Your original calculation was correct, because the 150K load is not only attenuating the signal, but also the noise. See below.
Hans
Attachments
Cmos is getting better and better .
There is this device from Rohm with the same noise as the AD743, 5uv offset and 1mA quiescent current.
https://www.rohm.com/datasheet/LMR1802G-LB/lmr1802g-lb-e
Then there is a slightly lesser version from TI, the OPA1656
http://www.ti.com/lit/ds/sbos901a/sbos901a.pdf
Hans
I know but the question was about CFA's. There's also a 1fA CMOS electrometer out there somewhere.

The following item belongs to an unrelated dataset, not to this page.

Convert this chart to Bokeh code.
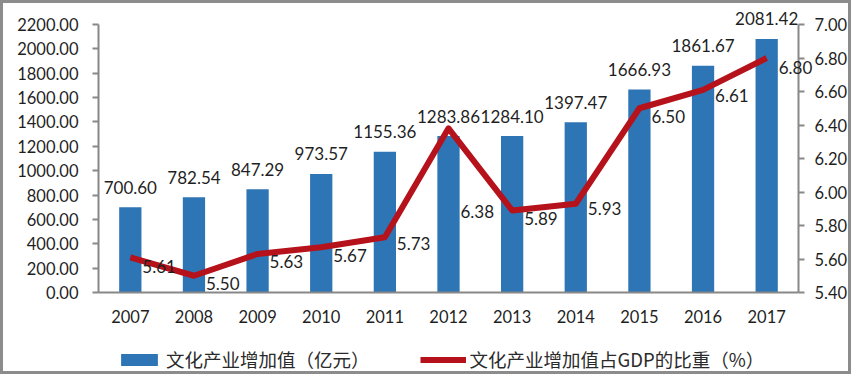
from bokeh.plotting import figure
from bokeh.models import (Range1d, LinearAxis, ColumnDataSource, Legend,
                          LegendItem, FixedTicker, NumeralTickFormatter, LabelSet)
from bokeh.core.properties import value
from bokeh.embed import file_html
from bokeh.resources import INLINE

# ---- data ----
years = ["2007", "2008", "2009", "2010", "2011", "2012", "2013", "2014", "2015", "2016", "2017"]
added_value = [700.60, 782.54, 847.29, 973.57, 1155.36, 1283.86, 1284.10, 1397.47, 1666.93, 1861.67, 2081.42]
gdp_share = [5.61, 5.50, 5.63, 5.67, 5.73, 6.38, 5.89, 5.93, 6.50, 6.61, 6.80]
left_ticks = [0, 200, 400, 600, 800, 1000, 1200, 1400, 1600, 1800, 2000, 2200]
right_ticks = [5.4, 5.6, 5.8, 6.0, 6.2, 6.4, 6.6, 6.8, 7.0]
bar_name = "文化产业增加值（亿元）"
line_name = "文化产业增加值占GDP的比重（%）"

# ---- style / layout (pixels) ----
FIG_W, FIG_H = 851, 374
PLOT_L, PLOT_R, PLOT_T, PLOT_B = 98, 798, 24, 292
BAR_COLOR = "#2E75B6"
LINE_COLOR = "#B5121B"
AXIS_COLOR = "#888888"
TEXT_COLOR = "#1F1F1F"
FONT = "Lato"
CJK_FONT = "Noto Sans CJK SC"
share_label_dy = [-9, -8, -8, -8, -6, -83, -8, -5, -8, -6, -9]

xs = [i + 1 for i in range(len(years))]
x_lo, x_hi = xs[0] - 0.5, xs[-1] + 0.5
l_lo, l_hi = left_ticks[0], left_ticks[-1]
r_lo, r_hi = right_ticks[0], right_ticks[-1]

# extend ranges so the axes sit at the plot-area pixel positions while the frame fills the canvas
xu = (x_hi - x_lo) / (PLOT_R - PLOT_L)
lu = (l_hi - l_lo) / (PLOT_B - PLOT_T)
ru = (r_hi - r_lo) / (PLOT_B - PLOT_T)
x_range = Range1d(x_lo - PLOT_L * xu, x_hi + (FIG_W - PLOT_R) * xu)
y_range = Range1d(l_lo - (FIG_H - PLOT_B) * lu, l_hi + PLOT_T * lu)
pct_range = Range1d(r_lo - (FIG_H - PLOT_B) * ru, r_hi + PLOT_T * ru)

src = ColumnDataSource(dict(
    x=xs,
    value=added_value,
    value_txt=[f"{v:.2f}" for v in added_value],
    share=gdp_share,
    share_txt=[f"{v:.2f}" for v in gdp_share],
    share_dy=share_label_dy,
))

p = figure(width=FIG_W, height=FIG_H, output_backend="svg", toolbar_location=None,
           x_range=x_range, y_range=y_range, min_border=0, x_axis_location=None,
           y_axis_location=None)
p.extra_y_ranges = {"pct": pct_range}
p.outline_line_color = "#8c8c8c"
p.outline_line_width = 5
p.xgrid.visible = False
p.ygrid.visible = False
p.background_fill_color = "white"
p.border_fill_color = "white"

r_bar = p.vbar(x="x", top="value", width=0.35, source=src,
               fill_color=BAR_COLOR, line_color=None)
r_line = p.line(x="x", y="share", source=src, y_range_name="pct",
                line_color=LINE_COLOR, line_width=6, line_join="round")


def style_axis(ax):
    ax.axis_line_color = AXIS_COLOR
    ax.axis_line_width = 2
    ax.major_tick_line_color = AXIS_COLOR
    ax.major_tick_line_width = 2
    ax.major_tick_out = 6
    ax.major_tick_in = 0
    ax.minor_tick_line_color = None
    ax.major_label_text_font = FONT
    ax.major_label_text_font_size = "16.5px"
    ax.major_label_text_color = TEXT_COLOR


ly = LinearAxis(ticker=FixedTicker(ticks=left_ticks), formatter=NumeralTickFormatter(format="0.00"),
                fixed_location=x_lo, bounds=(l_lo, l_hi))
style_axis(ly)
ly.major_label_standoff = 14
p.add_layout(ly, "left")

ry = LinearAxis(y_range_name="pct", ticker=FixedTicker(ticks=right_ticks),
                formatter=NumeralTickFormatter(format="0.00"),
                fixed_location=x_hi, bounds=(r_lo, r_hi))
style_axis(ry)
ry.major_label_standoff = 10
p.add_layout(ry, "right")

bx = LinearAxis(ticker=FixedTicker(ticks=xs),
                major_label_overrides={x: y for x, y in zip(xs, years)},
                fixed_location=l_lo, bounds=(x_lo, x_hi))
style_axis(bx)
bx.major_tick_line_color = None
bx.major_tick_out = 0
bx.major_label_standoff = 17
p.add_layout(bx, "below")

# data labels
p.add_layout(LabelSet(x="x", y="value", text="value_txt", source=src,
                      y_offset=20, text_align="center", text_baseline="middle",
                      text_font=value(FONT), text_font_size=value("17px"), text_color=TEXT_COLOR))
p.add_layout(LabelSet(x="x", y="share", text="share_txt", source=src, y_range_name="pct",
                      x_offset=12, y_offset="share_dy", text_align="left", text_baseline="middle",
                      text_font=value(FONT), text_font_size=value("17px"), text_color=TEXT_COLOR))

legend = Legend(items=[LegendItem(label=bar_name, renderers=[r_bar]),
                       LegendItem(label=line_name, renderers=[r_line])],
                location=(116, 2), orientation="horizontal")
legend.background_fill_alpha = 0
legend.border_line_color = None
legend.padding = 0
legend.margin = 0
legend.spacing = 50
legend.glyph_width = 46
legend.glyph_height = 15
legend.label_height = 20
legend.label_standoff = 4
legend.label_text_font = CJK_FONT
legend.label_text_font_size = "18.5px"
legend.label_text_color = "#2a2a2a"
p.add_layout(legend)

open("out.html", "w").write(file_html(p, INLINE))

This is still mix and match. When you use an ideal or near ideal voltage amplifier you want SNR in dBV not dBW. Taking 10*log of a simple voltage divider ratio just makes for unnecessary interpretation. If you put a divide by two attenuator in front of a voltage amplifier driving a load the load gets 1/4 the power i.e. -6dB.
Scott,
Did you look at my table?
I used 20*log(signal/noise) and not the 10*log
Hans
Richard, I don't have models for any MC SUT's but I did run some simulations with some Edcore interstage transformers and found that they ran about 0.5dB "NF" when unloaded driving an ultra low noise FET amp. Did you look at that Jensen app note, ironically it uses my AD743 "DA LOWEST NOISE IC FET OP-AMP IN DA UNIVERSE". I can only figure that they included the op-amp and termination in the noise. Big smilies all around
This looks like a pretty fine step-up replacement for the NE5534 in a standard MM RIAA amp - the noise from ~1k to about 40k looks to be that of a pure resistor. I'll have to get a few and play with them.
The CMOS parts are nice but 5V so not enough DNR for audio. A few folks here have used the de-comped AD745 for RIAA. If you find them unavailable I could send some from my private stash.
@Richard Sorry for OT, but this guy could use some advise about microphones for a cool project: EU round of subjective blind comparison of small fullrangers. Help needed.
Cheers!
Cheers!
Thanks Scott - I’ll try the 745 - I can probably get them from RS or Moser over here.